### Task prompt
Transcribe the listing exactly, leaving out every picture.

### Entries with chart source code
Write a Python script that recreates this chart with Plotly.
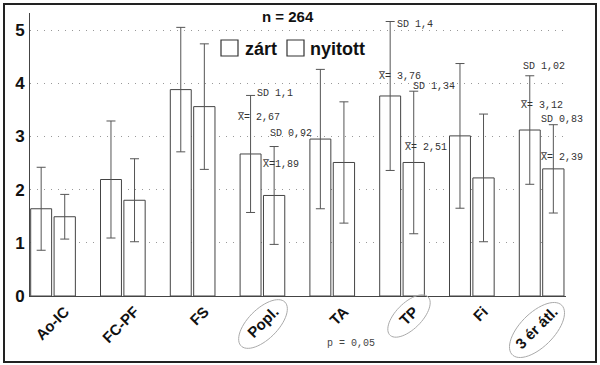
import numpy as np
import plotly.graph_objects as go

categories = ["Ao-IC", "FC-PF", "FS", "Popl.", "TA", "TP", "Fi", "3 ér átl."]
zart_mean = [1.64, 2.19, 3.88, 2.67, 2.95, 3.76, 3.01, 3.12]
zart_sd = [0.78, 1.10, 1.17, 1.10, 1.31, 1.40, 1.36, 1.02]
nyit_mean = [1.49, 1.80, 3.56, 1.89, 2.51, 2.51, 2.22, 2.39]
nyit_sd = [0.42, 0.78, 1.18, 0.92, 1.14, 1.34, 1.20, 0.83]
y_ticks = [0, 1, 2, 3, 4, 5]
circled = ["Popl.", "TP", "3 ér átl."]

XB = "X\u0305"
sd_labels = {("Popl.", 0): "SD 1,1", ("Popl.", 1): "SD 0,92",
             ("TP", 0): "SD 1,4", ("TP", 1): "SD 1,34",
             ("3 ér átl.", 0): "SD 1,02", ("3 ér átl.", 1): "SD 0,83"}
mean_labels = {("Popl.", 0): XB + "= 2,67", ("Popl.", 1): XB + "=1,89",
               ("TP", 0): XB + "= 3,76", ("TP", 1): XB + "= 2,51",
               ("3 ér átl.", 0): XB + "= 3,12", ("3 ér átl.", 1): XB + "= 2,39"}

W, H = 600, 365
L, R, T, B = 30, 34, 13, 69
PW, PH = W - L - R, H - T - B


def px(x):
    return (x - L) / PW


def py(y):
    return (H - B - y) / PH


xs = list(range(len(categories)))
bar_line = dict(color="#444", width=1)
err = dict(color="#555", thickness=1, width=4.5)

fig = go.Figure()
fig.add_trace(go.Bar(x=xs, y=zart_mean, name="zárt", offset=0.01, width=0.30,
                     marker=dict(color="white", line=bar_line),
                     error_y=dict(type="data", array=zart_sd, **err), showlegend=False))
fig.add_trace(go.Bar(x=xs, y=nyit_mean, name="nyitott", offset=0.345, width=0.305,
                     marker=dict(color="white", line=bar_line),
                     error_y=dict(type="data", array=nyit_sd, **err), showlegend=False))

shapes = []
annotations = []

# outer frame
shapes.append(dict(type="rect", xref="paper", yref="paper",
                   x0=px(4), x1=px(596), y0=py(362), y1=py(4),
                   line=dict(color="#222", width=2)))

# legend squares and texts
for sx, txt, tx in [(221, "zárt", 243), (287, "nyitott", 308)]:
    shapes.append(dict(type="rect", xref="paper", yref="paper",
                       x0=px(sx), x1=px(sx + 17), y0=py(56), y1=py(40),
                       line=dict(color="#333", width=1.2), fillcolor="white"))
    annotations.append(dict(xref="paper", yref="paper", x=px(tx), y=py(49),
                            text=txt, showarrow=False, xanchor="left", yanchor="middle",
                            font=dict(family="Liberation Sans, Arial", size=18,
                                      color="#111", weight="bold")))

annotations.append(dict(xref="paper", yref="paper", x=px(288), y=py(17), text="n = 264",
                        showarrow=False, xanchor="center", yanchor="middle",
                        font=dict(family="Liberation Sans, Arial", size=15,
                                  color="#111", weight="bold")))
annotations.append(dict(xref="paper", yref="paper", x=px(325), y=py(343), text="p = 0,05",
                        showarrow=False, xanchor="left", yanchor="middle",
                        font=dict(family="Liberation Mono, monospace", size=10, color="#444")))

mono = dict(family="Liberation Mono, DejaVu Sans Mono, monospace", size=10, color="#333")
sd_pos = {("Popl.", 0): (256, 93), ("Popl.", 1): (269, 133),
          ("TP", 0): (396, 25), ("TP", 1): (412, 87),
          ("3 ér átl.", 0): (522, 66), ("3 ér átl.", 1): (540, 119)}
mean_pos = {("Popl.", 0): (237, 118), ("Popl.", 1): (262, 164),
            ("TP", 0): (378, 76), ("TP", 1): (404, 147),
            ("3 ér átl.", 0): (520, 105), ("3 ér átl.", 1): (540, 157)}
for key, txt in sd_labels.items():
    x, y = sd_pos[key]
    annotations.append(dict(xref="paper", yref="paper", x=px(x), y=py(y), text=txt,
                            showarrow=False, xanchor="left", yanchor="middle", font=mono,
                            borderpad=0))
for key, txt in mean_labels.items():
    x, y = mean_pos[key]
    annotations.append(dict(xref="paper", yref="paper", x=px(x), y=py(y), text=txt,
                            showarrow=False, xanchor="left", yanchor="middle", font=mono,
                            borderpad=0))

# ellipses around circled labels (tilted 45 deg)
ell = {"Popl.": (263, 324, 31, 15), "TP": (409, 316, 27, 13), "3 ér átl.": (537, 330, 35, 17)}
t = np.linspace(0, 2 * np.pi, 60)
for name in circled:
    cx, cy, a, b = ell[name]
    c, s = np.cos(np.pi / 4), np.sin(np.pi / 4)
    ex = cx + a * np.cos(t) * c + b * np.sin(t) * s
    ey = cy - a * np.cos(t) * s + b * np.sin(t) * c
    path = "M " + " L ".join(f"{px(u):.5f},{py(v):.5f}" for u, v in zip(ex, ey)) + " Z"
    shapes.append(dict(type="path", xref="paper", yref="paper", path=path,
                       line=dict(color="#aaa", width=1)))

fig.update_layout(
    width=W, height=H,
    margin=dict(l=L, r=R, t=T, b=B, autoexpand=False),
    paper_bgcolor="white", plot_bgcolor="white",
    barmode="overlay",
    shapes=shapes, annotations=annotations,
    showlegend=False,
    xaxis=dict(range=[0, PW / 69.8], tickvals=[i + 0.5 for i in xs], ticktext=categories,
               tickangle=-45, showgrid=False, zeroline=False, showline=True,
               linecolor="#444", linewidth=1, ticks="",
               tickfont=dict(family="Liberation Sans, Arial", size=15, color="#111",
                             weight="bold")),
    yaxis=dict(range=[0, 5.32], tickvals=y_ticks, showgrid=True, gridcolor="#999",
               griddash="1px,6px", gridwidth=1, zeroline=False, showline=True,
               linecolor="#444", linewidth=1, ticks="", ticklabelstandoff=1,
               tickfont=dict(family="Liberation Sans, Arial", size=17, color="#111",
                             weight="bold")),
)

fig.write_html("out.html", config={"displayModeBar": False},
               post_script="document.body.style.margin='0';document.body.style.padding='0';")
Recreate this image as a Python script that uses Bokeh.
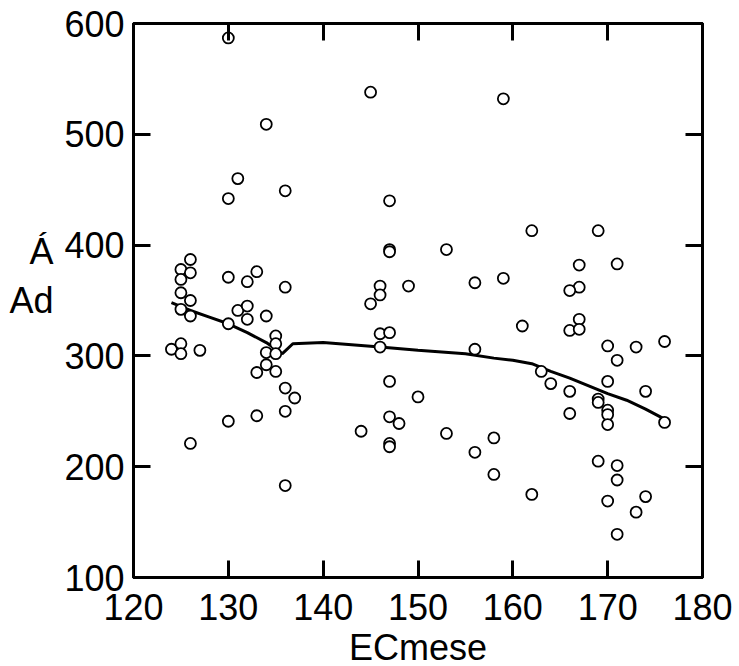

### Written response
Write a Python script that recreates this chart with Plotly.
import numpy as np
import plotly.graph_objects as go

categories = ["Ao-IC", "FC-PF", "FS", "Popl.", "TA", "TP", "Fi", "3 ér átl."]
zart_mean = [1.64, 2.19, 3.88, 2.67, 2.95, 3.76, 3.01, 3.12]
zart_sd = [0.78, 1.10, 1.17, 1.10, 1.31, 1.40, 1.36, 1.02]
nyit_mean = [1.49, 1.80, 3.56, 1.89, 2.51, 2.51, 2.22, 2.39]
nyit_sd = [0.42, 0.78, 1.18, 0.92, 1.14, 1.34, 1.20, 0.83]
y_ticks = [0, 1, 2, 3, 4, 5]
circled = ["Popl.", "TP", "3 ér átl."]

XB = "X\u0305"
sd_labels = {("Popl.", 0): "SD 1,1", ("Popl.", 1): "SD 0,92",
             ("TP", 0): "SD 1,4", ("TP", 1): "SD 1,34",
             ("3 ér átl.", 0): "SD 1,02", ("3 ér átl.", 1): "SD 0,83"}
mean_labels = {("Popl.", 0): XB + "= 2,67", ("Popl.", 1): XB + "=1,89",
               ("TP", 0): XB + "= 3,76", ("TP", 1): XB + "= 2,51",
               ("3 ér átl.", 0): XB + "= 3,12", ("3 ér átl.", 1): XB + "= 2,39"}

W, H = 600, 365
L, R, T, B = 30, 34, 13, 69
PW, PH = W - L - R, H - T - B


def px(x):
    return (x - L) / PW


def py(y):
    return (H - B - y) / PH


xs = list(range(len(categories)))
bar_line = dict(color="#444", width=1)
err = dict(color="#555", thickness=1, width=4.5)

fig = go.Figure()
fig.add_trace(go.Bar(x=xs, y=zart_mean, name="zárt", offset=0.01, width=0.30,
                     marker=dict(color="white", line=bar_line),
                     error_y=dict(type="data", array=zart_sd, **err), showlegend=False))
fig.add_trace(go.Bar(x=xs, y=nyit_mean, name="nyitott", offset=0.345, width=0.305,
                     marker=dict(color="white", line=bar_line),
                     error_y=dict(type="data", array=nyit_sd, **err), showlegend=False))

shapes = []
annotations = []

# outer frame
shapes.append(dict(type="rect", xref="paper", yref="paper",
                   x0=px(4), x1=px(596), y0=py(362), y1=py(4),
                   line=dict(color="#222", width=2)))

# legend squares and texts
for sx, txt, tx in [(221, "zárt", 243), (287, "nyitott", 308)]:
    shapes.append(dict(type="rect", xref="paper", yref="paper",
                       x0=px(sx), x1=px(sx + 17), y0=py(56), y1=py(40),
                       line=dict(color="#333", width=1.2), fillcolor="white"))
    annotations.append(dict(xref="paper", yref="paper", x=px(tx), y=py(49),
                            text=txt, showarrow=False, xanchor="left", yanchor="middle",
                            font=dict(family="Liberation Sans, Arial", size=18,
                                      color="#111", weight="bold")))

annotations.append(dict(xref="paper", yref="paper", x=px(288), y=py(17), text="n = 264",
                        showarrow=False, xanchor="center", yanchor="middle",
                        font=dict(family="Liberation Sans, Arial", size=15,
                                  color="#111", weight="bold")))
annotations.append(dict(xref="paper", yref="paper", x=px(325), y=py(343), text="p = 0,05",
                        showarrow=False, xanchor="left", yanchor="middle",
                        font=dict(family="Liberation Mono, monospace", size=10, color="#444")))

mono = dict(family="Liberation Mono, DejaVu Sans Mono, monospace", size=10, color="#333")
sd_pos = {("Popl.", 0): (256, 93), ("Popl.", 1): (269, 133),
          ("TP", 0): (396, 25), ("TP", 1): (412, 87),
          ("3 ér átl.", 0): (522, 66), ("3 ér átl.", 1): (540, 119)}
mean_pos = {("Popl.", 0): (237, 118), ("Popl.", 1): (262, 164),
            ("TP", 0): (378, 76), ("TP", 1): (404, 147),
            ("3 ér átl.", 0): (520, 105), ("3 ér átl.", 1): (540, 157)}
for key, txt in sd_labels.items():
    x, y = sd_pos[key]
    annotations.append(dict(xref="paper", yref="paper", x=px(x), y=py(y), text=txt,
                            showarrow=False, xanchor="left", yanchor="middle", font=mono,
                            borderpad=0))
for key, txt in mean_labels.items():
    x, y = mean_pos[key]
    annotations.append(dict(xref="paper", yref="paper", x=px(x), y=py(y), text=txt,
                            showarrow=False, xanchor="left", yanchor="middle", font=mono,
                            borderpad=0))

# ellipses around circled labels (tilted 45 deg)
ell = {"Popl.": (263, 324, 31, 15), "TP": (409, 316, 27, 13), "3 ér átl.": (537, 330, 35, 17)}
t = np.linspace(0, 2 * np.pi, 60)
for name in circled:
    cx, cy, a, b = ell[name]
    c, s = np.cos(np.pi / 4), np.sin(np.pi / 4)
    ex = cx + a * np.cos(t) * c + b * np.sin(t) * s
    ey = cy - a * np.cos(t) * s + b * np.sin(t) * c
    path = "M " + " L ".join(f"{px(u):.5f},{py(v):.5f}" for u, v in zip(ex, ey)) + " Z"
    shapes.append(dict(type="path", xref="paper", yref="paper", path=path,
                       line=dict(color="#aaa", width=1)))

fig.update_layout(
    width=W, height=H,
    margin=dict(l=L, r=R, t=T, b=B, autoexpand=False),
    paper_bgcolor="white", plot_bgcolor="white",
    barmode="overlay",
    shapes=shapes, annotations=annotations,
    showlegend=False,
    xaxis=dict(range=[0, PW / 69.8], tickvals=[i + 0.5 for i in xs], ticktext=categories,
               tickangle=-45, showgrid=False, zeroline=False, showline=True,
               linecolor="#444", linewidth=1, ticks="",
               tickfont=dict(family="Liberation Sans, Arial", size=15, color="#111",
                             weight="bold")),
    yaxis=dict(range=[0, 5.32], tickvals=y_ticks, showgrid=True, gridcolor="#999",
               griddash="1px,6px", gridwidth=1, zeroline=False, showline=True,
               linecolor="#444", linewidth=1, ticks="", ticklabelstandoff=1,
               tickfont=dict(family="Liberation Sans, Arial", size=17, color="#111",
                             weight="bold")),
)

fig.write_html("out.html", config={"displayModeBar": False},
               post_script="document.body.style.margin='0';document.body.style.padding='0';")
Recreate this image as a Python script that uses Bokeh.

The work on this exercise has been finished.